Retail treads water With Easter past us and back-to-school a few months away, retailers added only 13,000 new jobs in May after adding an upwardly revised 43,000 new jobs in April and 29,000 retail jobs in March.
Temps remain steady Temporary help—another important leading indicator of employment growth—grew by 14,000 jobs in May on the heels of downwardly revised gains of 16,000 jobs in April and 22,000 jobs in March.
Education & health surge This category continues to build momentum. Education and health services added 63,000 new jobs in May after adding 39,000 jobs in April, 40,000 jobs in March, 32,000 jobs in February, 16,000 jobs in January and 5,000 jobs in December 2013.
Leisure gains Leisure added 39,000 new jobs in May, up from 24,000 in April and 31,000 new jobs in March.
Local hiring boosts government The difference between private and nonfarm payroll gains in May resulted in the addition of 1,000 federal, state and local government jobs last month, compared with gains of 12,000 in April and only 3,000 workers in March. May’s strength was all due to local government hiring, which added 11,000 jobs last month, while states and the federal government each lost 5,000 jobs.
Unemployment, labor impairment and participation rates steady The rate of unemployment (U3) held steady at 6.3% in May, its lowest level since September 2008. The labor impairment rate (U6)—also known as the “total” rate of unemployment or the underemployment rate, because it more broadly includes discouraged workers and the underemployed—slipped a tick to 12.2% in May.
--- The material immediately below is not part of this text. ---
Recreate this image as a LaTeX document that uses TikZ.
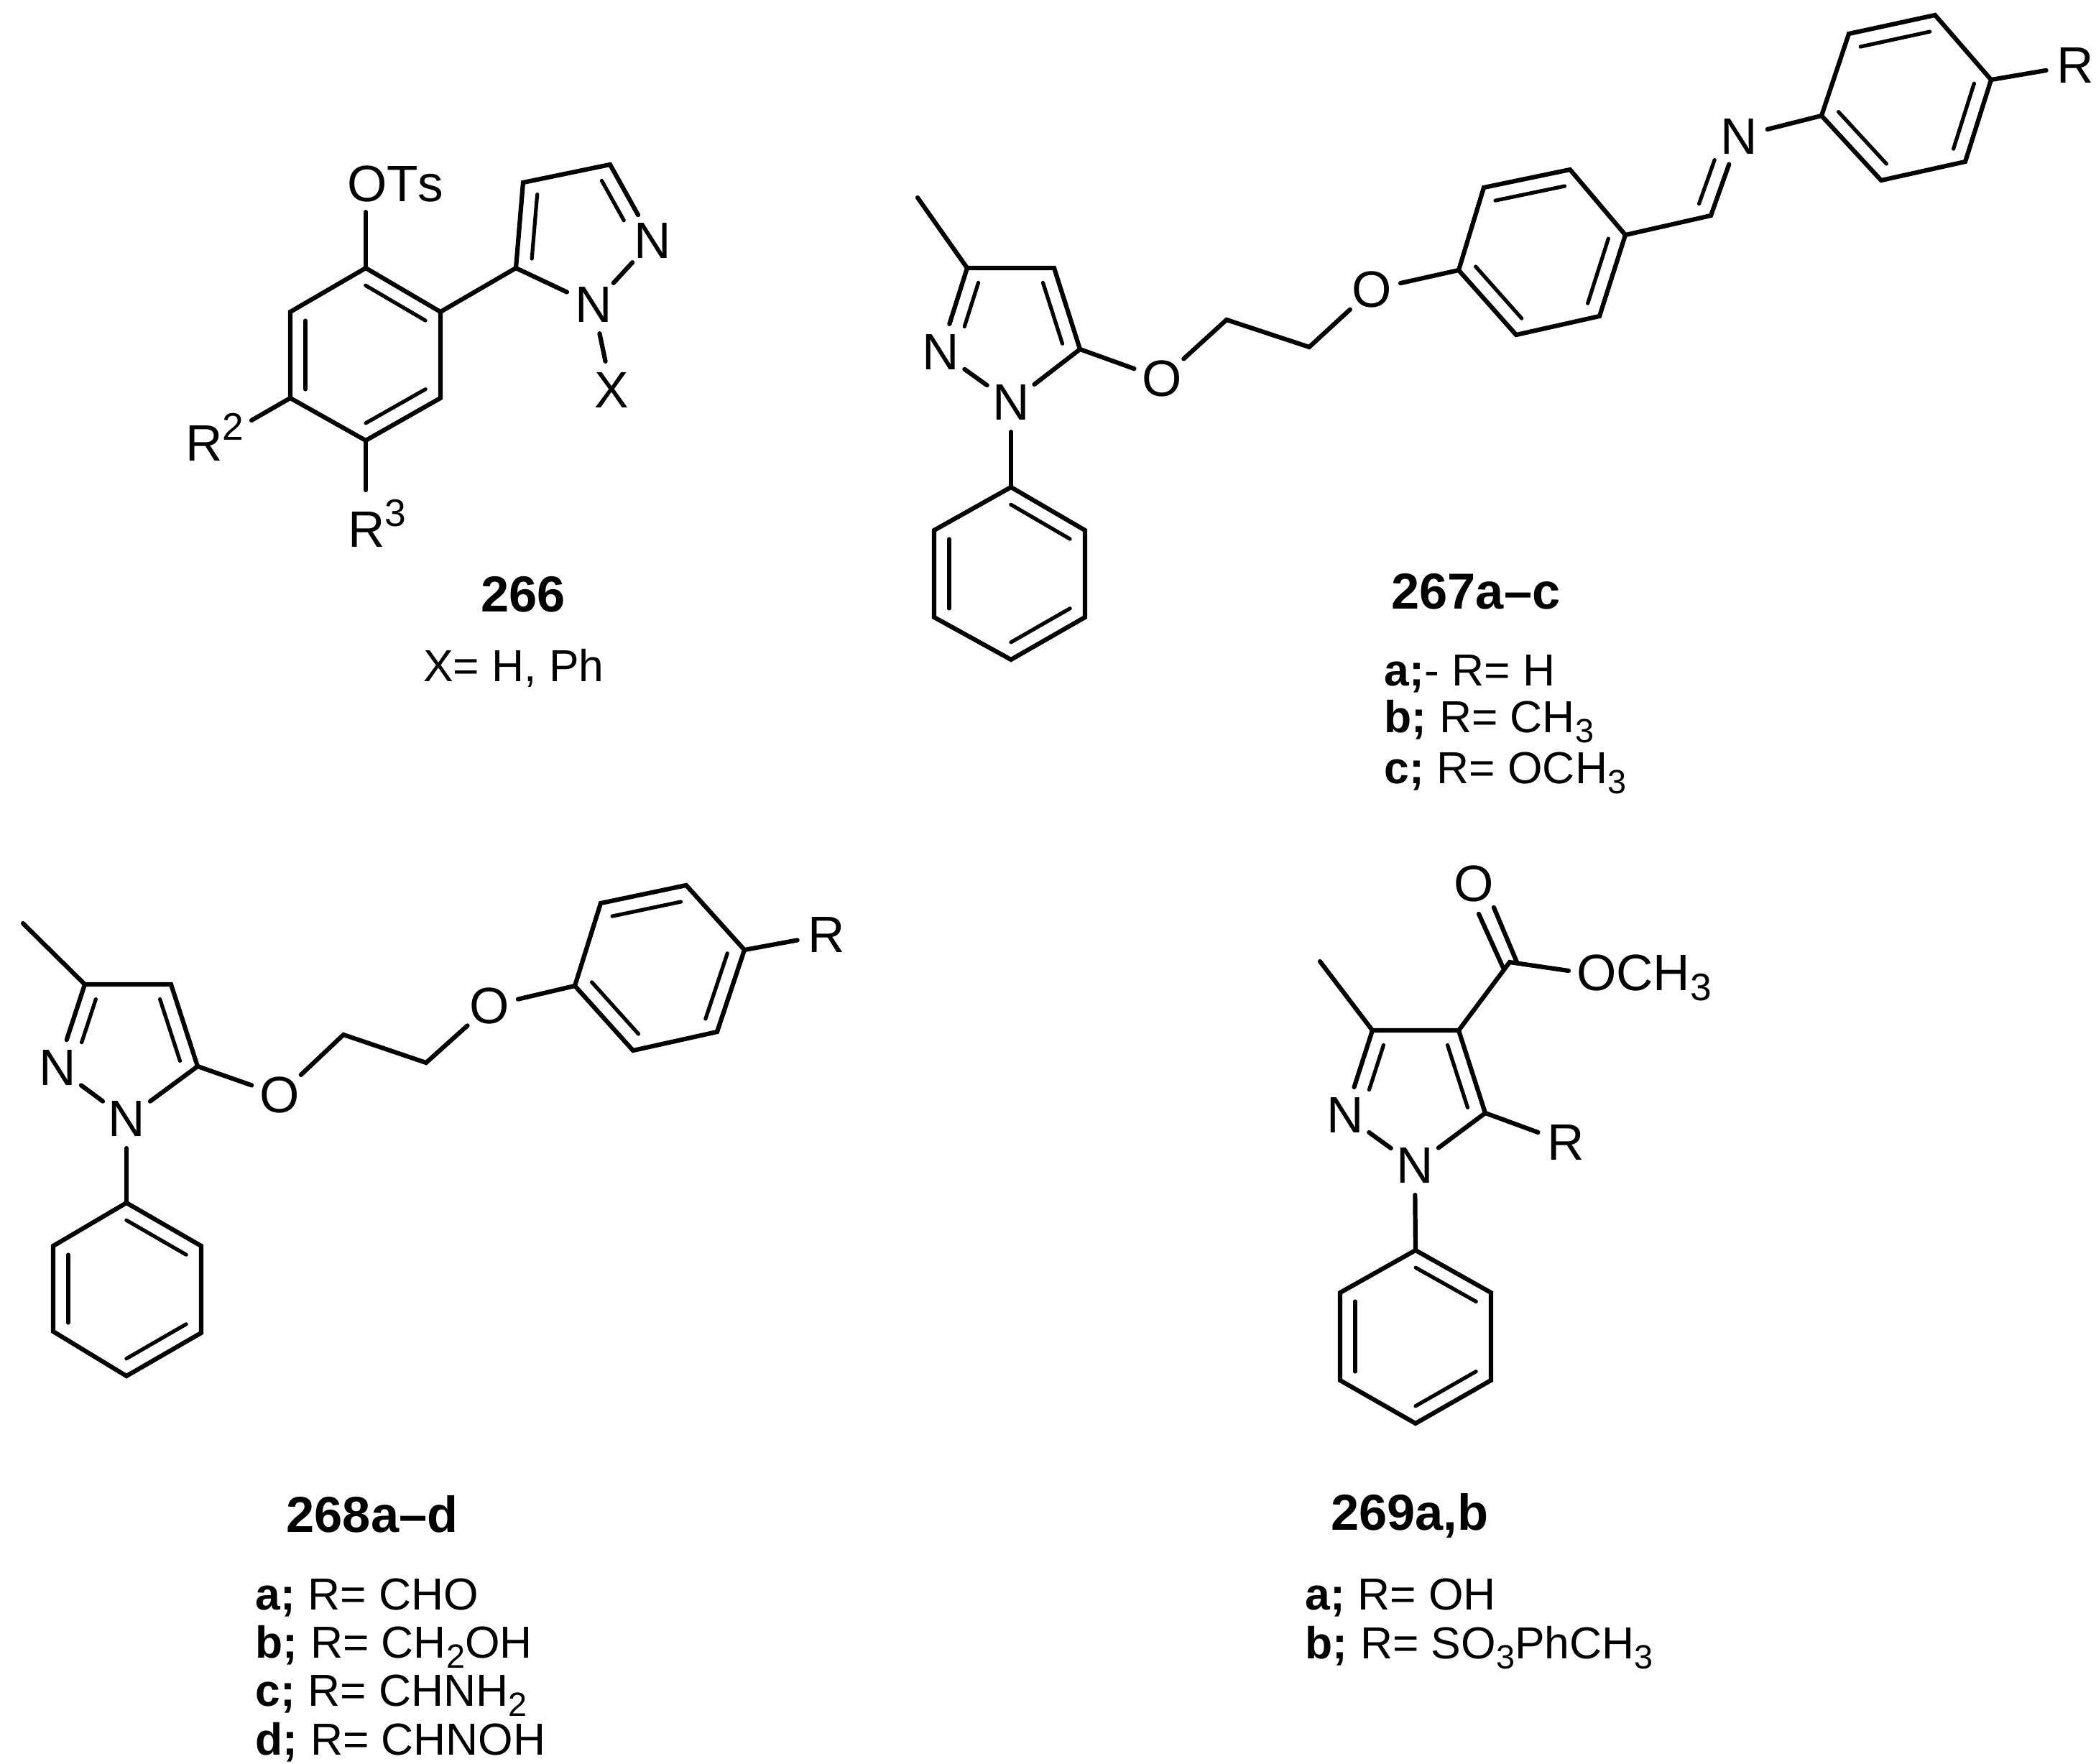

The labor force participation rate remained at a 36-year cycle low of 62.8% in May.
Wages improve, hours worked remain stagnant Average hourly earnings rose by 0.2% in May, a modest improvement over no change in April. Year-over-year wages rose by 2.1% in May, a tick better than in April. The average private work week for all employees was flat for the third consecutive month at 34.5 hours in May. That is discouraging because a change of only 0.1 hour worked is the equivalent of adding or subtracting an estimated 350,000 jobs to or from the economy.